One thing that could help is if Apple dogfooded more of iCloud’s developer API features in its own apps. Dogfooding, the process of a company using its own creations internally, is a well-respected method of ensuring maturity and stability, especially in complex services like iCloud. Apple currently only uses Core Data syncing in its iTunes Trailers app, which serves a lot of video but isn’t exactly the most complicated application. Because Apple doesn’t use these features of the API as much, it doesn’t run across the problems that are being run up against by developers.
Another way to improve the iCloud API would be to find a high-profile developer that is working to ship a rich implementation of the iCloud API in an app and work hand-in-hand to try to solve all of the issues up to launch. This would give it an insight as to what exactly the real-world issues are and help it to address the issues in a focused way.
It makes no sense for Apple not to offer better resources for developers on iCloud. It has zero, zero incentive to drag its feet or withhold resources as it’s been working very hard to get those developers (it’s been preaching it for two years at its developer conference) to integrate iCloud into their apps.
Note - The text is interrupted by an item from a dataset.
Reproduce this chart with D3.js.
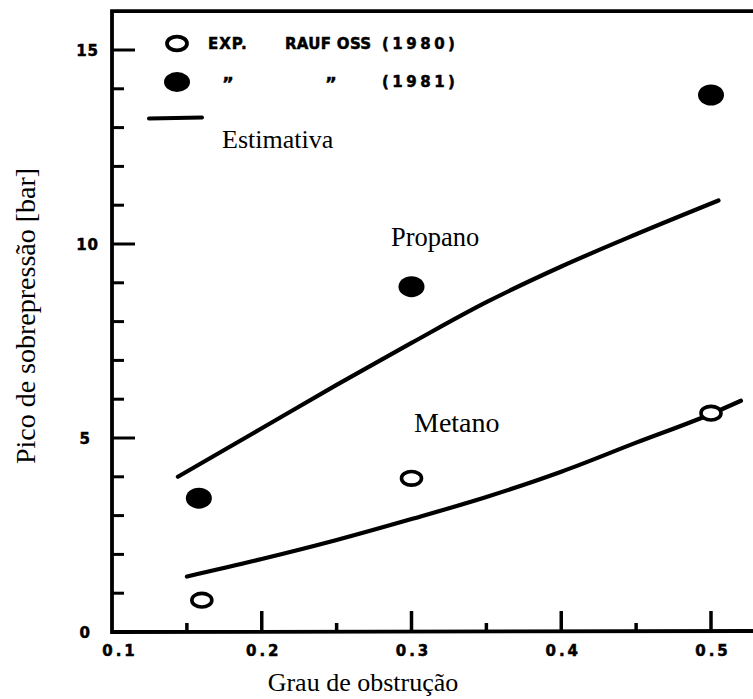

It has everything to gain by making iCloud better and easier to use.
So, hopefully, this attention will spur some reaction in Cupertino. And there’s no reason to let Apple off the hook for the shaky state of some iCloud services like iMessage either. It has a responsibility, as a services company, to make sure those services work. But, right now, its biggest task is to reverse the tide of dissatisfaction and abandonment that is being felt by developers about their iCloud, before developers decide that using their own systems might be the best solution.